- **Exercise data**
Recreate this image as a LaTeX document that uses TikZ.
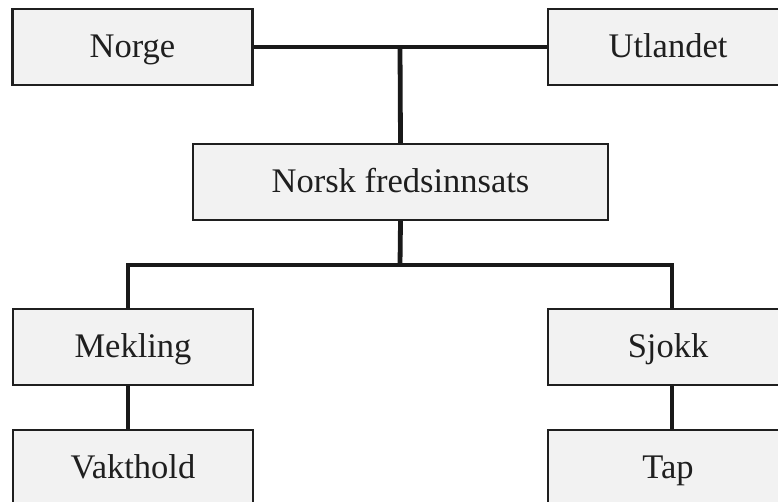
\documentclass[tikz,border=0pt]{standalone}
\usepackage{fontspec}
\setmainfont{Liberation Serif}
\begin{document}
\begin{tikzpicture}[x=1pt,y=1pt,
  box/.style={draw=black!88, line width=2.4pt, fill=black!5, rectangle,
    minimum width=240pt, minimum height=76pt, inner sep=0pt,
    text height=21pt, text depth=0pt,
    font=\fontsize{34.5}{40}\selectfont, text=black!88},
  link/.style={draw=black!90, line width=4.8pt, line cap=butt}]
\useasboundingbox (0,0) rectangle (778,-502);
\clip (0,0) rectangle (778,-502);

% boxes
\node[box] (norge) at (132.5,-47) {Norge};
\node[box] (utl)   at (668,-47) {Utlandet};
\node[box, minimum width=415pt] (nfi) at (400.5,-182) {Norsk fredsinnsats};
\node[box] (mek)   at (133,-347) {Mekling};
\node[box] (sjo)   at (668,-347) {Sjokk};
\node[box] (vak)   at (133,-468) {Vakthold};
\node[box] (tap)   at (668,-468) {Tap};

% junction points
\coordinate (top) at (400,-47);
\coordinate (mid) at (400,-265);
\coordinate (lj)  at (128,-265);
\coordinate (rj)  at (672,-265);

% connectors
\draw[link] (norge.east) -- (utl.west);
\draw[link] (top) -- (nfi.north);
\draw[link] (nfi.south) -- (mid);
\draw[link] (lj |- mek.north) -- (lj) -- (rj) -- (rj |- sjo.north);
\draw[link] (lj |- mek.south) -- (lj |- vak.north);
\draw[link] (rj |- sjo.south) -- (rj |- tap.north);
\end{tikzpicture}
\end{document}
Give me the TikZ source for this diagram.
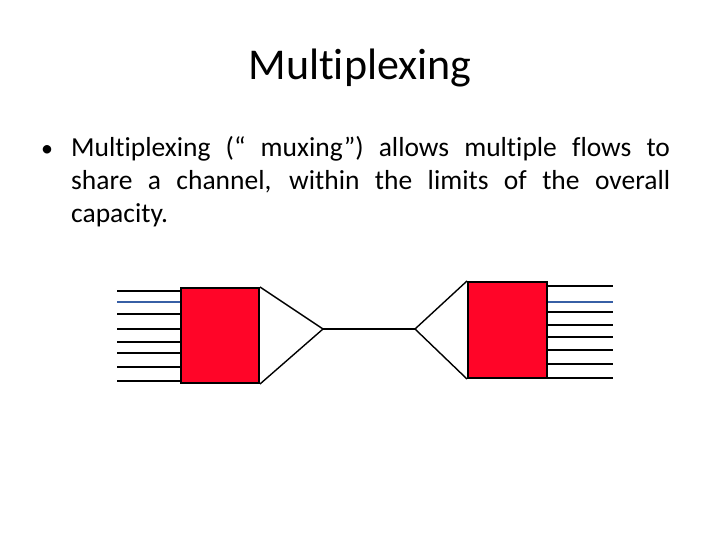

- **What you have to do**
Copy every line of the data exactly as written, excluding the pictures.

- **Result of this exercise**
Recreate this image as a LaTeX document that uses TikZ.
\documentclass[tikz,border=0pt]{standalone}
\usepackage{fontspec}
\setmainfont{Liberation Serif}
\begin{document}
\begin{tikzpicture}[x=1pt,y=1pt,
  box/.style={draw=black!88, line width=2.4pt, fill=black!5, rectangle,
    minimum width=240pt, minimum height=76pt, inner sep=0pt,
    text height=21pt, text depth=0pt,
    font=\fontsize{34.5}{40}\selectfont, text=black!88},
  link/.style={draw=black!90, line width=4.8pt, line cap=butt}]
\useasboundingbox (0,0) rectangle (778,-502);
\clip (0,0) rectangle (778,-502);

% boxes
\node[box] (norge) at (132.5,-47) {Norge};
\node[box] (utl)   at (668,-47) {Utlandet};
\node[box, minimum width=415pt] (nfi) at (400.5,-182) {Norsk fredsinnsats};
\node[box] (mek)   at (133,-347) {Mekling};
\node[box] (sjo)   at (668,-347) {Sjokk};
\node[box] (vak)   at (133,-468) {Vakthold};
\node[box] (tap)   at (668,-468) {Tap};

% junction points
\coordinate (top) at (400,-47);
\coordinate (mid) at (400,-265);
\coordinate (lj)  at (128,-265);
\coordinate (rj)  at (672,-265);

% connectors
\draw[link] (norge.east) -- (utl.west);
\draw[link] (top) -- (nfi.north);
\draw[link] (nfi.south) -- (mid);
\draw[link] (lj |- mek.north) -- (lj) -- (rj) -- (rj |- sjo.north);
\draw[link] (lj |- mek.south) -- (lj |- vak.north);
\draw[link] (rj |- sjo.south) -- (rj |- tap.north);
\end{tikzpicture}
\end{document}
Give me the TikZ source for this diagram.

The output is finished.